**What to work on:**
Only the lines from the line containing "Give me the" through the line containing "0.16], [25, 0.15]];" should be reproduced, please, with no pictures.

------ Records to use ------

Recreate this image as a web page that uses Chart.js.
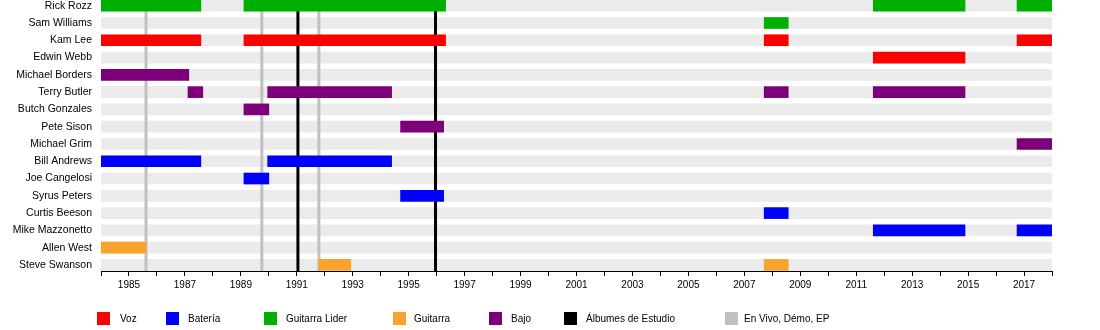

------
------ Records to use ------

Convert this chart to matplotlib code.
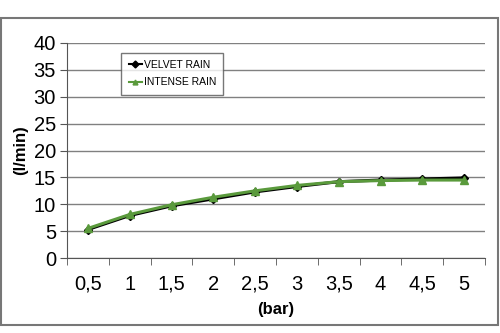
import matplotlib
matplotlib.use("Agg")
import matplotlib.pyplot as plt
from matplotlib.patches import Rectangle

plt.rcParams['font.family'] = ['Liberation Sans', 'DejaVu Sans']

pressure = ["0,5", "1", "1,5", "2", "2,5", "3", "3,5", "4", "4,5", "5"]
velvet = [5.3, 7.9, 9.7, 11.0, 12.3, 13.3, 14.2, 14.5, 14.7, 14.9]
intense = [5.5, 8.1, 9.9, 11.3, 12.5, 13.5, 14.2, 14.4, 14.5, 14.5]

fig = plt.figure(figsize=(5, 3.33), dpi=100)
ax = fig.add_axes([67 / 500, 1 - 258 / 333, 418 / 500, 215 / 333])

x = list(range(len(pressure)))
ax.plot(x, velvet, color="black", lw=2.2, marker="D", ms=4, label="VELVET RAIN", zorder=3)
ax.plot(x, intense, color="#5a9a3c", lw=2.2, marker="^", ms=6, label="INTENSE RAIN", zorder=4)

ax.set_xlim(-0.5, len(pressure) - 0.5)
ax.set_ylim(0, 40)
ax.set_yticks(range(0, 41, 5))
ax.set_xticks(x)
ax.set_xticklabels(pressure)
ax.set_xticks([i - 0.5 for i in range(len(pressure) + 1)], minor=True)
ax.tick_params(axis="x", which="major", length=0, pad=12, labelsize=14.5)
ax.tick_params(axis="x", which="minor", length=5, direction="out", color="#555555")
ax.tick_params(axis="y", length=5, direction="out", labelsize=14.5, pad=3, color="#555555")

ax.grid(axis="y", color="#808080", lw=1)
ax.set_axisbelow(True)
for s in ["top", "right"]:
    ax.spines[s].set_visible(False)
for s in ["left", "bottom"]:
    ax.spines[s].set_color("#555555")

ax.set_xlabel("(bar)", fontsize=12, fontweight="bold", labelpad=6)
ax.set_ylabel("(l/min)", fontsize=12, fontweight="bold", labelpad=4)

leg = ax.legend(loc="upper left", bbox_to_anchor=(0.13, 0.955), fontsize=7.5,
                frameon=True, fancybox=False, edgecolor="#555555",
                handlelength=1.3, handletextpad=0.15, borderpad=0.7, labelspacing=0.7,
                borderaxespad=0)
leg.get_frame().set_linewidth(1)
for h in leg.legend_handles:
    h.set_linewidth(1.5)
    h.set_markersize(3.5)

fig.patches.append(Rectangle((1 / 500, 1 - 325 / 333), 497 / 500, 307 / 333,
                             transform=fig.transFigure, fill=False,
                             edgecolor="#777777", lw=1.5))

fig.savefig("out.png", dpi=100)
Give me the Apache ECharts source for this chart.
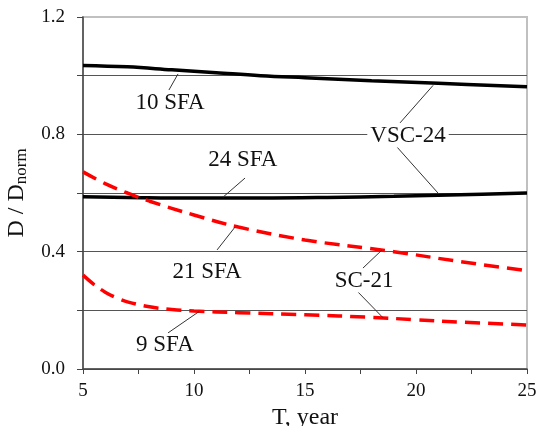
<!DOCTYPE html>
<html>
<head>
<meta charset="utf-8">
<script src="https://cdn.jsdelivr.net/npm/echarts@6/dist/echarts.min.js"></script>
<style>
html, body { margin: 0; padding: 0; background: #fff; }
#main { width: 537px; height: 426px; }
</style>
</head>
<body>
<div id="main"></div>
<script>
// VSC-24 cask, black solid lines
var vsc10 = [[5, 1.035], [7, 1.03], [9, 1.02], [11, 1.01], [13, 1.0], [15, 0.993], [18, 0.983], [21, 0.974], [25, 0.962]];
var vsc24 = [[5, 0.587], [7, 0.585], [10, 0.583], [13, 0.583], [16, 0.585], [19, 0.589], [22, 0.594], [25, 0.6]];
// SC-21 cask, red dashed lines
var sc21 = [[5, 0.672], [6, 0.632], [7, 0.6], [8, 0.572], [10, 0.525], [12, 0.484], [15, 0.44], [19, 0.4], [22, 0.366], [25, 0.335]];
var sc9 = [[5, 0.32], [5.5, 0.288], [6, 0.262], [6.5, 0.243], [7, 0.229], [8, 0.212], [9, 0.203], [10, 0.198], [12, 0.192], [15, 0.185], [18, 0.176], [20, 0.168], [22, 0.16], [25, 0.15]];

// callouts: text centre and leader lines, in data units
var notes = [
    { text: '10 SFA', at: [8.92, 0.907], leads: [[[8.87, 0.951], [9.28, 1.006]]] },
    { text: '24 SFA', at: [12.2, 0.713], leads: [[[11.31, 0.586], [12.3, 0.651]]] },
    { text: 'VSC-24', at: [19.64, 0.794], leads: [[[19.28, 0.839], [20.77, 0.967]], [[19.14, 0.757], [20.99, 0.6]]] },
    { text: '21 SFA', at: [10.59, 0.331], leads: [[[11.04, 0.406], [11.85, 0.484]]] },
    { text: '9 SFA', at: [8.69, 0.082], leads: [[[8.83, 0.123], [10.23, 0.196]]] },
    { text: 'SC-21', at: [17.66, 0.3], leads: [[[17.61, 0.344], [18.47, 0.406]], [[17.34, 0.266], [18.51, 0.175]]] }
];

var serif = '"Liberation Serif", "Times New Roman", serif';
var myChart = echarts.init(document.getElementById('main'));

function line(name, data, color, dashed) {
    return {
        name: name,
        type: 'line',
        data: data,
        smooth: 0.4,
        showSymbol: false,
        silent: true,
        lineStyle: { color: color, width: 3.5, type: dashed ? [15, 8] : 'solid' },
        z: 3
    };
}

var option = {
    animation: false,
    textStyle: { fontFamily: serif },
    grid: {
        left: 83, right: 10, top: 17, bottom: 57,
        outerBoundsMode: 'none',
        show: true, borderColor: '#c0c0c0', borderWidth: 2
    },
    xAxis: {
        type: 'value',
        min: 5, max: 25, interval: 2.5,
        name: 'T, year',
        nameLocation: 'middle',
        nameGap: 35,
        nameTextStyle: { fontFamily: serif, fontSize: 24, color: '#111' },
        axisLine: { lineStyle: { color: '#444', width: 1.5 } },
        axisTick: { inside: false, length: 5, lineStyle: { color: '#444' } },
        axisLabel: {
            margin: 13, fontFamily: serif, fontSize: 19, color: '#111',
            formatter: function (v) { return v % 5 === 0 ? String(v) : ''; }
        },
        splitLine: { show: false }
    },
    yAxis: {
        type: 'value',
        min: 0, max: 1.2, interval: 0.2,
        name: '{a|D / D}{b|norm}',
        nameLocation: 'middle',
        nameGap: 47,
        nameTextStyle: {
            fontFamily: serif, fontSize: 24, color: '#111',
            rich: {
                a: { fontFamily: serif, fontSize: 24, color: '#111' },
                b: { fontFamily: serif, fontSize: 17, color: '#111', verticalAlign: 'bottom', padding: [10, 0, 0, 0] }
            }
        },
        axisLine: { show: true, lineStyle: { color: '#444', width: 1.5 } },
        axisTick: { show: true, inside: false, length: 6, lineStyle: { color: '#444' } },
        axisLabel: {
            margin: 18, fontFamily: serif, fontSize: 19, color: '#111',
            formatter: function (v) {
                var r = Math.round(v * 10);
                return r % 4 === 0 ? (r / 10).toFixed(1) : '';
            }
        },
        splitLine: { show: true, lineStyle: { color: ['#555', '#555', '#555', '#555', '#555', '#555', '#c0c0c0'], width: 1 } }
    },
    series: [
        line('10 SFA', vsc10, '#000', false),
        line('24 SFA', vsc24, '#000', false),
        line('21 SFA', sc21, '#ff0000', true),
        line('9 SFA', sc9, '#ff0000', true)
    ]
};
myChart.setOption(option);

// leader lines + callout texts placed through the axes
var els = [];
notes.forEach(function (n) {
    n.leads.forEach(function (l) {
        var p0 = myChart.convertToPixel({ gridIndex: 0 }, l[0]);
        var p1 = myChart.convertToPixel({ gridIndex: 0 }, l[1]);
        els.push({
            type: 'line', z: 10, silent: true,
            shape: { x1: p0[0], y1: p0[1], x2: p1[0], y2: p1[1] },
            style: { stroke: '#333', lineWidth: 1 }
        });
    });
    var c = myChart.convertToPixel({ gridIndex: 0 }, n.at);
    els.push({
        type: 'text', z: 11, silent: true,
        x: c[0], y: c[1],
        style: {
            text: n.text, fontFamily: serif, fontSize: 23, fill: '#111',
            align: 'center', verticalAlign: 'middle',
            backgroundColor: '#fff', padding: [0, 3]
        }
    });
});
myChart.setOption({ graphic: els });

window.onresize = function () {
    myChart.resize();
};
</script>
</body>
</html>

------

**The output:**
Give me the Apache ECharts source for this chart.
<!DOCTYPE html>
<html>
<head>
<meta charset="utf-8">
<script src="https://cdn.jsdelivr.net/npm/echarts@6/dist/echarts.min.js"></script>
<style>
html, body { margin: 0; padding: 0; background: #fff; }
#main { width: 537px; height: 426px; }
</style>
</head>
<body>
<div id="main"></div>
<script>
// VSC-24 cask, black solid lines
var vsc10 = [[5, 1.035], [7, 1.03], [9, 1.02], [11, 1.01], [13, 1.0], [15, 0.993], [18, 0.983], [21, 0.974], [25, 0.962]];
var vsc24 = [[5, 0.587], [7, 0.585], [10, 0.583], [13, 0.583], [16, 0.585], [19, 0.589], [22, 0.594], [25, 0.6]];
// SC-21 cask, red dashed lines
var sc21 = [[5, 0.672], [6, 0.632], [7, 0.6], [8, 0.572], [10, 0.525], [12, 0.484], [15, 0.44], [19, 0.4], [22, 0.366], [25, 0.335]];
var sc9 = [[5, 0.32], [5.5, 0.288], [6, 0.262], [6.5, 0.243], [7, 0.229], [8, 0.212], [9, 0.203], [10, 0.198], [12, 0.192], [15, 0.185], [18, 0.176], [20, 0.168], [22, 0.16], [25, 0.15]];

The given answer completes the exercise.